Budapest

Budapest
Buda Castle, Budapest

Thursday, August 31, 2006

Poland, Czech and Auschwitz

“In four years the subsidy we receive from Campus Crusade will have been phased out and we will be responsible for 100% of our own funding. This is putting much fear into us; we must act now so we don’t lose our staff.”



Here I am with our ministry's Polish director Mariusz who oversees 100 Polish staff sharing Christ in a country about the size of Texas. Those are 3 of Mariusz's kids, all of whom are growing up speaking both English and Polish.

Above the photo are the words said to me by Mariusz Kwapisz, the new country director of Poland. Unfortunately it is a scenario repeated many times in our ministries throughout Eastern Europe. EB and I spent a week with our Polish staff at their annual conference and I met with Mariusz and other Polish leadership to put together a plan to help our staff there. It was good to be with our Polish staff and get to know them and worship together.

Auschwitz: EB and I spent a day at this tragic place, not far from the location of the Campus Crusade Polish staff conference. To see one location where over a million were murdered was overwhelming. Emotionally I was doing okay until I saw the displays with the personal items of those murdered. Seeing the actual clothing taken from children before they were executed made me both curse the Nazis and cry.
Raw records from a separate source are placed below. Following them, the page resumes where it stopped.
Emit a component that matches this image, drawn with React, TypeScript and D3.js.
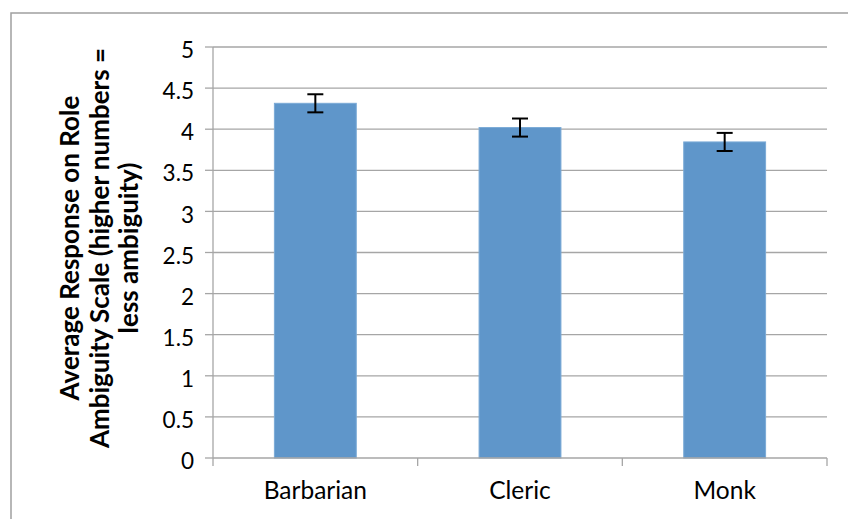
import React from "react";
import * as d3 from "d3";

const categories = ["Barbarian", "Cleric", "Monk"];
const values = [4.315, 4.02, 3.845];
const errors = [0.11, 0.11, 0.11];
const yTicks = [0, 0.5, 1, 1.5, 2, 2.5, 3, 3.5, 4, 4.5, 5];
const titleLines = [
  "Average Response on Role",
  "Ambiguity Scale (higher numbers =",
  "less ambiguity)",
];

const W = 848;
const H = 519;
const plot = { left: 213, right: 827, top: 47, bottom: 458 };
const font = "Lato, 'Open Sans', sans-serif";

export default function App() {
  const x = d3
    .scaleBand<string>()
    .domain(categories)
    .range([plot.left, plot.right])
    .paddingInner(0.6)
    .paddingOuter(0.3);
  const band = d3.scaleBand<string>().domain(categories).range([plot.left, plot.right]);
  const y = d3.scaleLinear().domain([0, 5]).range([plot.bottom, plot.top]);
  const grid = "#a6a6a6";
  const titleCy = 248;

  return (
    <svg
      width={W}
      height={H}
      style={{ position: "absolute", left: 0, top: 0, background: "#fff" }}
    >
      <rect x={11} y={13} width={W} height={H} fill="#fff" stroke="#a0a0a0" strokeWidth={1.5} />
      {yTicks.map((t) => (
        <g key={t}>
          {t > 0 && (
            <line x1={plot.left} x2={plot.right} y1={y(t)} y2={y(t)} stroke={grid} strokeWidth={1.3} />
          )}
          <line x1={plot.left - 8} x2={plot.left} y1={y(t)} y2={y(t)} stroke={grid} strokeWidth={1.3} />
          <text
            x={plot.left - 19}
            y={y(t) + 3}
            dy="0.36em"
            textAnchor="end"
            fontFamily={font}
            fontSize={22.5}
            fill="#000"
          >
            {String(t)}
          </text>
        </g>
      ))}
      {categories.map((c, i) => (
        <g key={c}>
          <rect
            x={x(c)}
            y={y(values[i])}
            width={x.bandwidth()}
            height={y(0) - y(values[i])}
            fill="#5f96ca"
            stroke="#7aaad6"
            strokeWidth={1}
          />
          <g stroke="#000" strokeWidth={2}>
            <line
              x1={x(c)! + x.bandwidth() / 2}
              x2={x(c)! + x.bandwidth() / 2}
              y1={y(values[i] + errors[i])}
              y2={y(values[i] - errors[i])}
            />
            <line
              x1={x(c)! + x.bandwidth() / 2 - 8}
              x2={x(c)! + x.bandwidth() / 2 + 8}
              y1={y(values[i] + errors[i])}
              y2={y(values[i] + errors[i])}
            />
            <line
              x1={x(c)! + x.bandwidth() / 2 - 8}
              x2={x(c)! + x.bandwidth() / 2 + 8}
              y1={y(values[i] - errors[i])}
              y2={y(values[i] - errors[i])}
            />
          </g>
          <text
            x={band(c)! + band.bandwidth() / 2}
            y={499}
            textAnchor="middle"
            fontFamily={font}
            fontSize={24.5}
            fill="#000"
          >
            {c}
          </text>
        </g>
      ))}
      <line x1={plot.left} x2={plot.left} y1={plot.top} y2={plot.bottom} stroke={grid} strokeWidth={1.3} />
      <line x1={plot.left} x2={plot.right} y1={plot.bottom} y2={plot.bottom} stroke={grid} strokeWidth={1.3} />
      {[...categories.map((c) => band(c)!), plot.right].map((tx, i) => (
        <line key={i} x1={tx} x2={tx} y1={plot.bottom} y2={plot.bottom + 8} stroke={grid} strokeWidth={1.3} />
      ))}
      <g transform={`translate(0, ${titleCy}) rotate(-90)`}>
        {titleLines.map((l, i) => (
          <text
            key={i}
            x={0}
            y={79 + i * 29.5}
            textAnchor="middle"
            fontFamily={font}
            fontWeight="bold"
            fontSize={26}
            fill="#000"
          >
            {l}
          </text>
        ))}
      </g>
    </svg>
  );
}
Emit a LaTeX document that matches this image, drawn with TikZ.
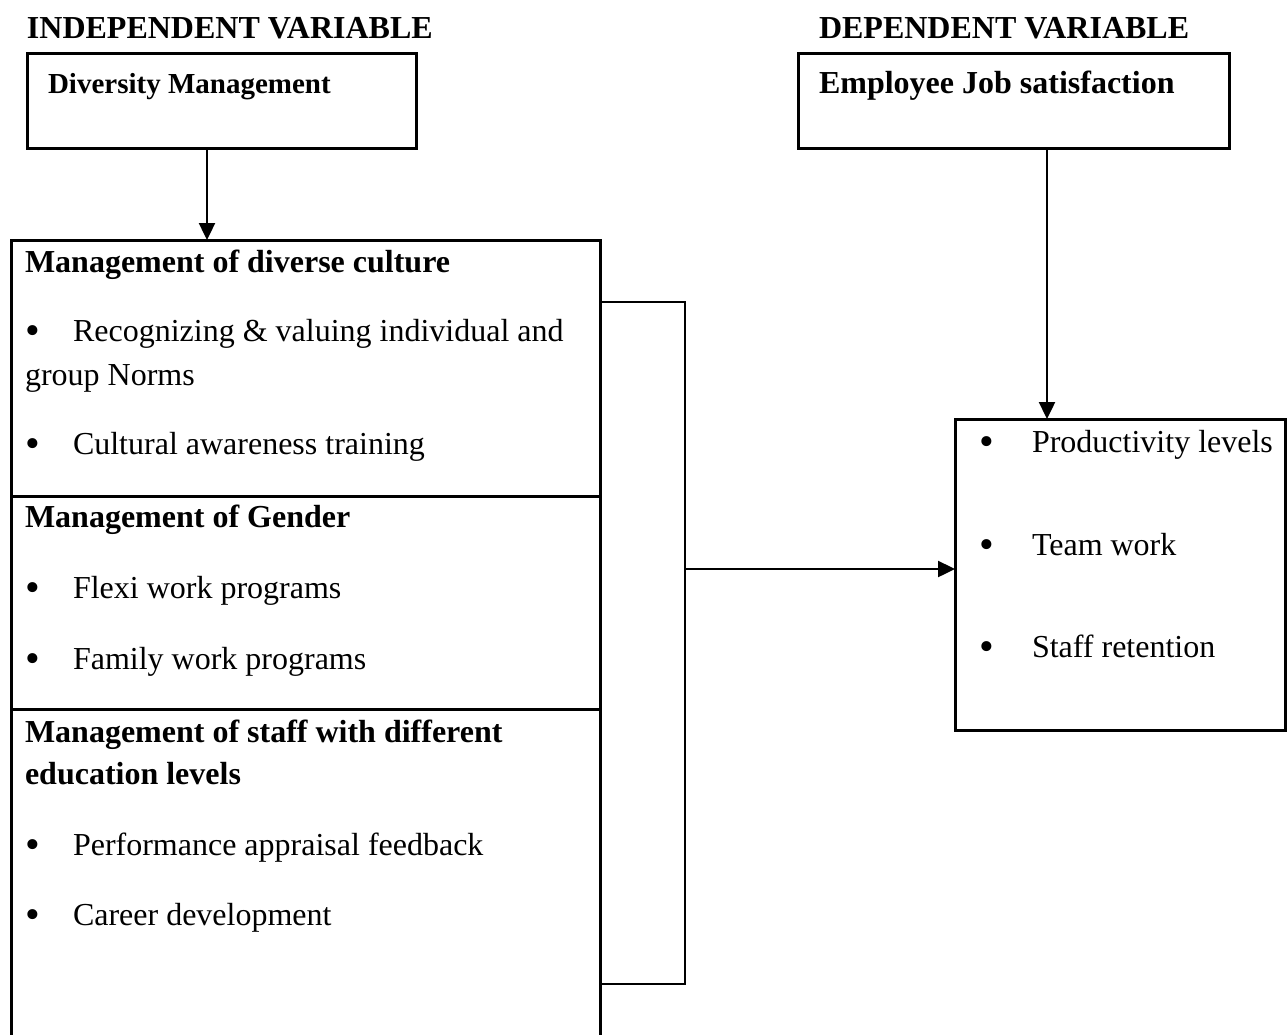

I was also particularly moved when I visited the cell where Father Maximilian Kolbe died. Another prisoner received the sentence of death by starvation and Kolbe, himself already a prisoner at Auschwitz, volunteered to take his place in the starvation cell. The Nazis allowed this substitutionary death as a fulfillment of their law while obviously missing (and rejecting) the Truth to which Kolbe’s sacrifice pointed. No man would have done what Father Kolbe did unless they not only understood but greatly treasured what Christ did for us on the cross. May Father Kolbe’s faith and pain be a witness to us all!



At first, Auschwitz was used by the Nazis to murder Polish and Soviet prisoners of war as well as those of other nationalities and Gypsys. Yet when the Nazi plan was put into effect to exterminate all European Jews, Auschwitz became the setting for the most massive murder campaign in history. No one knows with certainty how many died at Auschwitz; the best guesses range from 1.1 million to 1.4 million.



A display of many of the shoes taken from prisoners at Auschwitz.



The entrance to the gas chambers and ovens.

Czech: We dropped our kids off at a camp for missionary kids in the Czech Republic on our way to Poland. While traveling between the two locations, EB and I visited the small Czech village of Olomouc. Today it has cobble stone streets, a village square, churches centuries old and a rich history. We discovered that Olomouc has a dark side as well.

Jon Hus was a Czech Christian who in the days before Luther and the Reformation, called attention to the abuses of the Catholic church. Hus was eventually burned at the stake in Prague. Two of Hus’s followers were burned at the stake in Olomouc in 1415. The city then rebelled against the Czech king (who was pro-Hus) and gave its allegiance to the Catholic king of the then Hungarian empire, Matthias Corvinus. Ironically, today in Budapest the evangelical church we attend meets in a building name after King Corvinus.

EB and I are learning how much suffering this part of the world has had. Both the Polish people and the Hungarian people (and other peoples of Europe as well) have long, tragic histories of oppression and war. Christians likewise have suffered greatly in Central Europe. Yet today the enemy both within and without for Christians is not persecution but indifference.